Photo: Alphonsus Fok

But non-Indigenous Australians also have to understand the ways in which they will benefit, Mr Lochowiak said.

“I spoke to someone in Adelaide recently, he wasn’t Aboriginal, who said, ‘But what are we, as Australians, going to get out of it?’

“Our statistics, Closing the Gap, it’s quite bad – so why would he be wondering what he’s going to get out of it?

“But actually he was right. Because in order for it to work, the whole community has to support it.”

The Uluru Statement also seeks a Makarrata, a Yolngu word literally meaning to spear through the thigh, but which refers to a legal process of truth-telling, reconciliation and “coming together after a struggle” that can also involve penalties.

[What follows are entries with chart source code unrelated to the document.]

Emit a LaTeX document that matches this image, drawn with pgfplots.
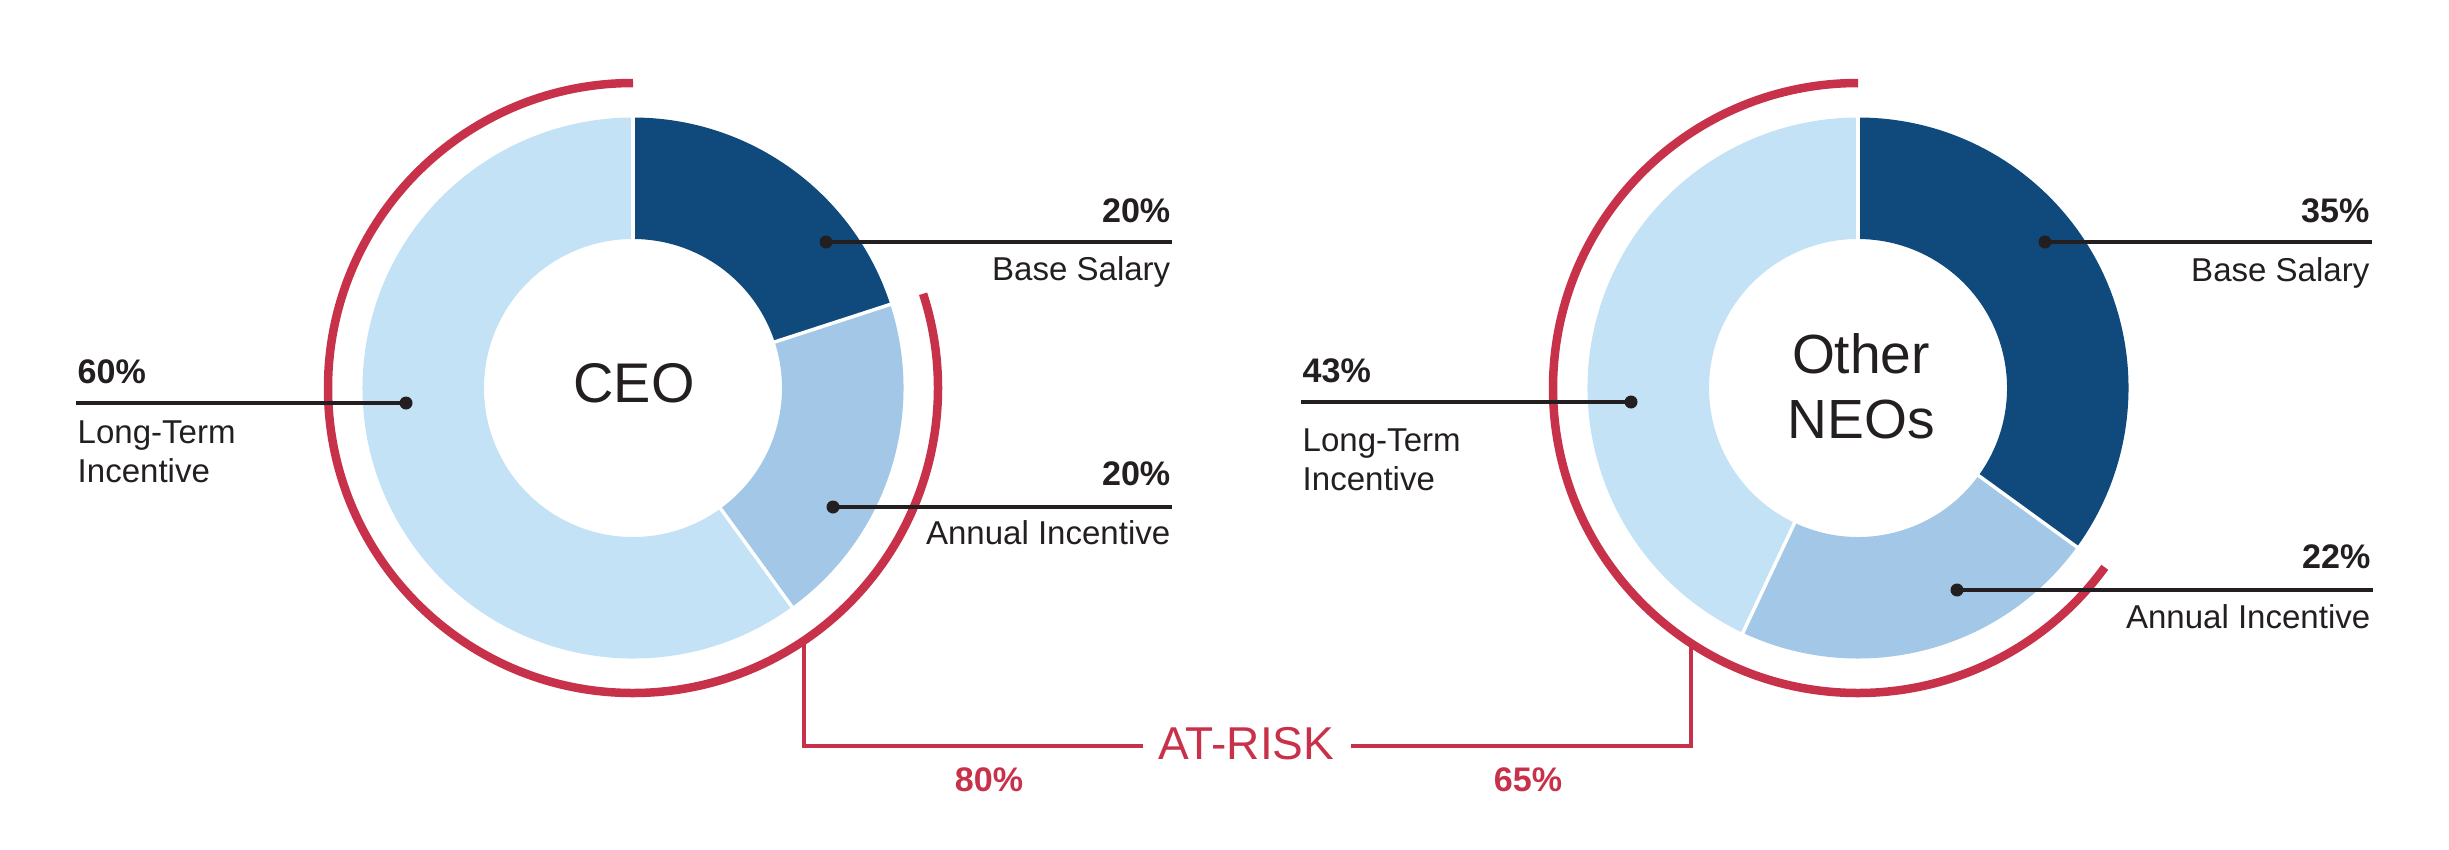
\documentclass[border=0pt]{standalone}
\usepackage{pgfplots}
\pgfplotsset{compat=1.18}
\usepackage{fontspec}
\setmainfont{Liberation Sans}
\usetikzlibrary{calc}
\definecolor{darkblue}{RGB}{16,74,124}
\definecolor{midblue}{RGB}{162,199,231}
\definecolor{lightblue}{RGB}{196,226,246}
\definecolor{atred}{RGB}{200,49,74}
\definecolor{textblack}{RGB}{35,31,32}
% #1 cx, #2 cy, #3 start (%), #4 share (%), #5 colour
\newcommand{\wedgepart}[5]{%
  \fill[#5] ($(axis cs:#1,#2)+({90-3.6*(#3)}:27.05mm)$)
    arc[start angle={90-3.6*(#3)}, end angle={90-3.6*(#3+#4)}, radius=27.05mm]
    -- ($(axis cs:#1,#2)+({90-3.6*(#3+#4)}:14.9mm)$)
    arc[start angle={90-3.6*(#3+#4)}, end angle={90-3.6*(#3)}, radius=14.9mm] -- cycle;}
\newcommand{\sep}[3]{%
  \draw[white, line width=0.35mm] ($(axis cs:#1,#2)+({90-3.6*(#3)}:14.6mm)$) -- ($(axis cs:#1,#2)+({90-3.6*(#3)}:27.4mm)$);}
% #1 cx, #2 cy, #3 at-risk share (%)
\newcommand{\riskarc}[3]{%
  \draw[atred, line width=0.85mm] ($(axis cs:#1,#2)+(90:30.5mm)$)
    arc[start angle=90, end angle={90+3.6*(#3)}, radius=30.5mm];}
\newcommand{\lbl}{\fontsize{9.4}{11}\selectfont}
\newcommand{\pct}{\bfseries\fontsize{9.7}{11}\selectfont}
\begin{document}
\begin{tikzpicture}
\path[use as bounding box] (0,0) rectangle (244.9mm,85mm);
\begin{axis}[
  at={(0,0)}, anchor=south west,
  scale only axis, width=244.9mm, height=85mm,
  xmin=0, xmax=2449, ymin=0, ymax=850, y dir=reverse,
  hide axis, clip=false]
% ---- CEO: Base Salary 20, Annual Incentive 20, Long-Term Incentive 60
\wedgepart{633}{388}{0}{20}{darkblue}
\wedgepart{633}{388}{20}{20}{midblue}
\wedgepart{633}{388}{40}{60}{lightblue}
\sep{633}{388}{0}\sep{633}{388}{20}\sep{633}{388}{40}
\riskarc{633}{388}{80}
% ---- Other NEOs: Base Salary 35, Annual Incentive 22, Long-Term Incentive 43
\wedgepart{1858}{388}{0}{35}{darkblue}
\wedgepart{1858}{388}{35}{22}{midblue}
\wedgepart{1858}{388}{57}{43}{lightblue}
\sep{1858}{388}{0}\sep{1858}{388}{35}\sep{1858}{388}{57}
\riskarc{1858}{388}{65}
% ---- at-risk bracket
\draw[atred, line width=0.34mm] (axis cs:804,641) -- (axis cs:804,746) -- (axis cs:1143,746);
\draw[atred, line width=0.34mm] (axis cs:1351,746) -- (axis cs:1691,746) -- (axis cs:1691,644);
\node[anchor=base, inner sep=0, text=atred, font=\fontsize{13.1}{15}\selectfont] at (axis cs:1246.5,759.5) {AT-RISK};
\node[anchor=base, inner sep=0, text=atred, font=\bfseries\fontsize{9.7}{11}\selectfont] at (axis cs:989,791) {80\%};
\node[anchor=base, inner sep=0, text=atred, font=\bfseries\fontsize{9.7}{11}\selectfont] at (axis cs:1528,791) {65\%};
% ---- centre titles
\node[anchor=base, inner sep=0, text=textblack, font=\fontsize{15.9}{18}\selectfont] at (axis cs:634,402.6) {CEO};
\node[anchor=base, inner sep=0, text=textblack, font=\fontsize{15.7}{18}\selectfont] at (axis cs:1861,373.7) {Other};
\node[anchor=base, inner sep=0, text=textblack, font=\fontsize{15.7}{18}\selectfont] at (axis cs:1861,438) {NEOs};
% ---- leader lines
\draw[textblack, line width=0.32mm] (axis cs:826,242) -- (axis cs:1172,242);
\draw[textblack, line width=0.32mm] (axis cs:833,507) -- (axis cs:1172,507);
\draw[textblack, line width=0.32mm] (axis cs:76,403) -- (axis cs:406,403);
\draw[textblack, line width=0.32mm] (axis cs:2045,242) -- (axis cs:2372,242);
\draw[textblack, line width=0.32mm] (axis cs:1957,590) -- (axis cs:2373,590);
\draw[textblack, line width=0.32mm] (axis cs:1301,402) -- (axis cs:1631,402);
\fill[textblack] (axis cs:826,242) circle[radius=0.65mm];
\fill[textblack] (axis cs:833,507) circle[radius=0.65mm];
\fill[textblack] (axis cs:406,403) circle[radius=0.65mm];
\fill[textblack] (axis cs:2045,242) circle[radius=0.65mm];
\fill[textblack] (axis cs:1957,590) circle[radius=0.65mm];
\fill[textblack] (axis cs:1631,402) circle[radius=0.65mm];
% ---- labels CEO
\node[anchor=base east, inner sep=0, text=textblack, font=\pct] at (axis cs:1171,222) {20\%};
\node[anchor=base east, inner sep=0, text=textblack, font=\lbl] at (axis cs:1171,280) {Base Salary};
\node[anchor=base east, inner sep=0, text=textblack, font=\pct] at (axis cs:1171,485) {20\%};
\node[anchor=base east, inner sep=0, text=textblack, font=\lbl] at (axis cs:1171,544) {Annual Incentive};
\node[anchor=base west, inner sep=0, text=textblack, font=\pct] at (axis cs:77,383) {60\%};
\node[anchor=base west, inner sep=0, text=textblack, font=\lbl] at (axis cs:77,443) {Long-Term};
\node[anchor=base west, inner sep=0, text=textblack, font=\lbl] at (axis cs:77,482) {Incentive};
% ---- labels Other NEOs
\node[anchor=base east, inner sep=0, text=textblack, font=\pct] at (axis cs:2370,222) {35\%};
\node[anchor=base east, inner sep=0, text=textblack, font=\lbl] at (axis cs:2370,281) {Base Salary};
\node[anchor=base east, inner sep=0, text=textblack, font=\pct] at (axis cs:2371,568) {22\%};
\node[anchor=base east, inner sep=0, text=textblack, font=\lbl] at (axis cs:2371,628) {Annual Incentive};
\node[anchor=base west, inner sep=0, text=textblack, font=\pct] at (axis cs:1302,382) {43\%};
\node[anchor=base west, inner sep=0, text=textblack, font=\lbl] at (axis cs:1302,451) {Long-Term};
\node[anchor=base west, inner sep=0, text=textblack, font=\lbl] at (axis cs:1302,490) {Incentive};
\end{axis}
\end{tikzpicture}
\end{document}
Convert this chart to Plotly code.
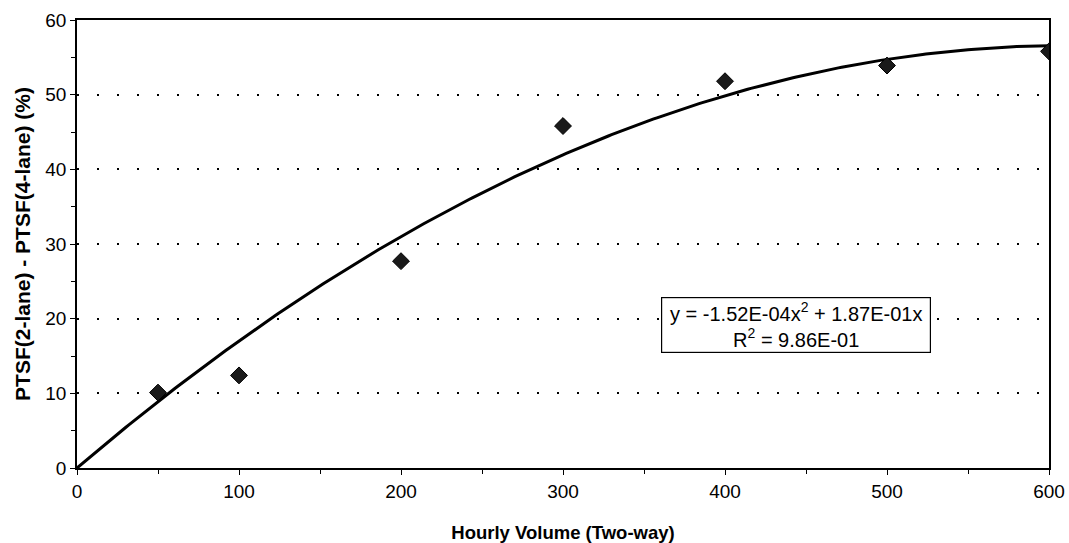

The playing of a didgeridoo featured at the Opening Mass of the Plenary’s Second Assembly in North Sydney last weekend. Photo: Giovanni Portelli
The playing of a didgeridoo featured at the Opening Mass of the Plenary’s Second Assembly in North Sydney last weekend. Photo: Giovanni Portelli

Mr Lochowiak believes that any process of truth-telling about Australian history needs to honestly face the effects of colonisation on Aboriginal and Torres Strait Islander communities, but should also account for the important role the Church and other institutions have played since European settlement.

“The key is education, truth-telling, and us coming together as one. In order for us to move ahead, people have got to understand why they should support the Uluru Statement, the Makarrata,” he said.

“It’s no secret there’s problems in the Aboriginal community. And we can’t fix it all ourselves.

“We need people working together, acknowledging us. It will all lift the profile of Aboriginal people in this country.

“If we can lead the way as Catholics – just think how great that would be.”